@donutfever: Salad Dressing? Did I miss something special about it?
iPhone_Tyler's forum posts
@actionTACO: I appreciate your skepticism - you've got your numbers mostly accurate but I think your conclusions are incorrect. Honestly I've even seen lenders with higher "Portfolio Yields", as high as 86%, which is really crazy high but the truth is:
- Kiva lenders like me can (and do) choose which field partner we work with if we want to avoid the high interest guys. I don't think about it too much but looking through my portfolio most of the 21 I've funded are in the 19% range... Hell, that's about what my credit card interest rate is.
- These microlenders are tiny, they need to charge a lot to sustain themselves especially supporting the high default risk group that they do.
- Often these microlenders are the only available credit to these people, big banks can't stomach the risk or don't think extending to less developed places is worth their money. If I were poor and had to choose between 36% interest on a business loan with a chance of giving my children an education or no loan... I'd gladly take the loan.
Also how do these loans do anything but help women? I've loaned to over 60% women and the reports of their success have been great. You want them to get back to making babies and cooking supper? :-/
I don't claim that microlending is a silver bullet or that it even works in all places but for many working-poor it's just the chance they need to get a leg up.
Obviously, this is not an unbiased source but they have many facts right: http://www.kiva.org/about/microfinance
@Alex_Murphy: It could be a $5000 loan in total but people lend as a team, almost always $25 each.
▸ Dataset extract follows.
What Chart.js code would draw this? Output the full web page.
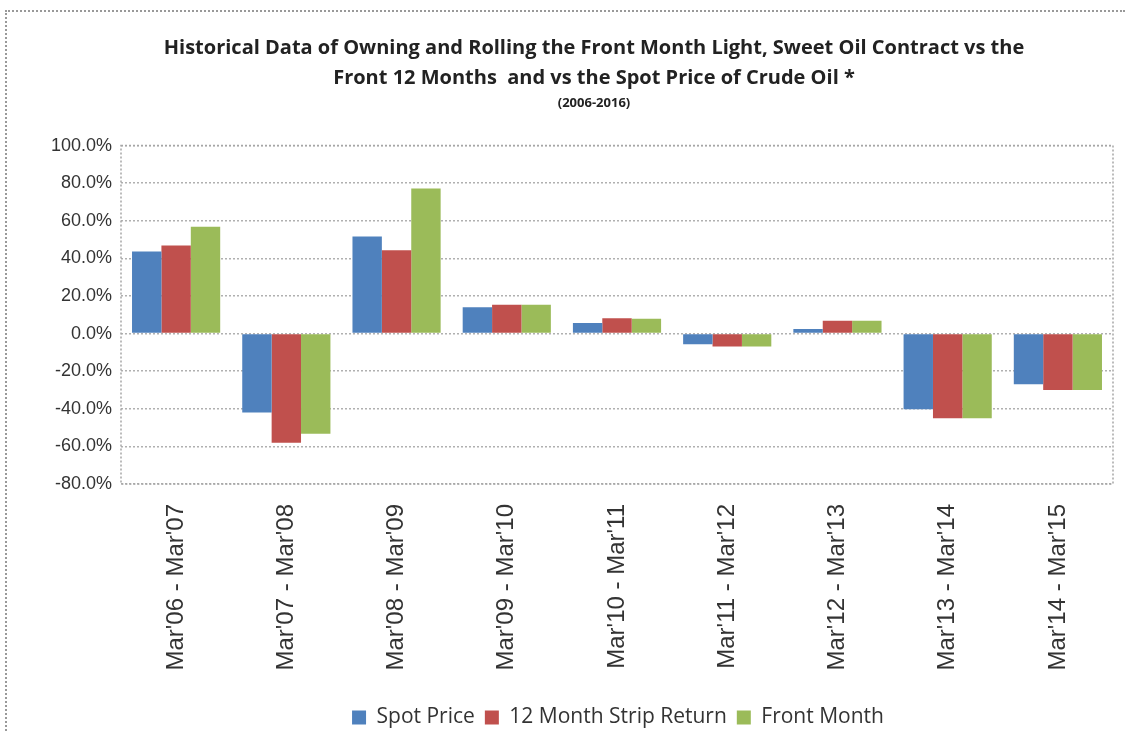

That way, no one person gets stuck with an overwhelming loss if the borrower defaults - but like I said above, they tend to default very infrequently. Also I don't think Kiva will fund a hitman. ;-)
@SexualBubblegumX: Not until it gets legalized, taxed and society can exonerate the small-time drug dealers filling our expensive, overflowing prisons.
@shua310: Great points. The awesome thing about the Kiva loans in particular is that as they get paid back you can either re-loan the money or withdrawal it. In that sense the money I put in now will get re-loaned again in 6-12 months - so that's definitely sustainable. As for the other stuff I think I can sustain it all - but you've given me good motivation to make sure I'm being realistic and the most responsible I can be.
Fair enough, I haven't done a heap of research on the Kiva loans I make, mostly because that's the point of Kiva field partners - to research the viability and sustainability of the micro-loans they refer to Kiva.org. That said, even without research I've seen the 20 or so micro loans I've funded all be repaid and the success stories thereafter have ranged from modest to impressive. Also I think you're really exaggerating with your dot-com bubble jibe - these Kiva loans are tiny, like $5000 or less, not the tens of millions that Silicon valley startups gets from VC everyday (that's why these are called micro loans).
True, Amazon has been a bit of an ass about taxes - particularly in California, but I wan't thinking of them when saying 'local businesses'. I was referring to going to neat little local restaurants and being a bit more generous than usual with tips.
@Axxol: I think you guys misunderstood me a bit. I'm spending money that I have, not credit. I'm dept free and still putting the same 25% of my monthly income into saving that I always have - now I'm just also trying reinvest and spend my liquid money in ways that I hope can keep help out.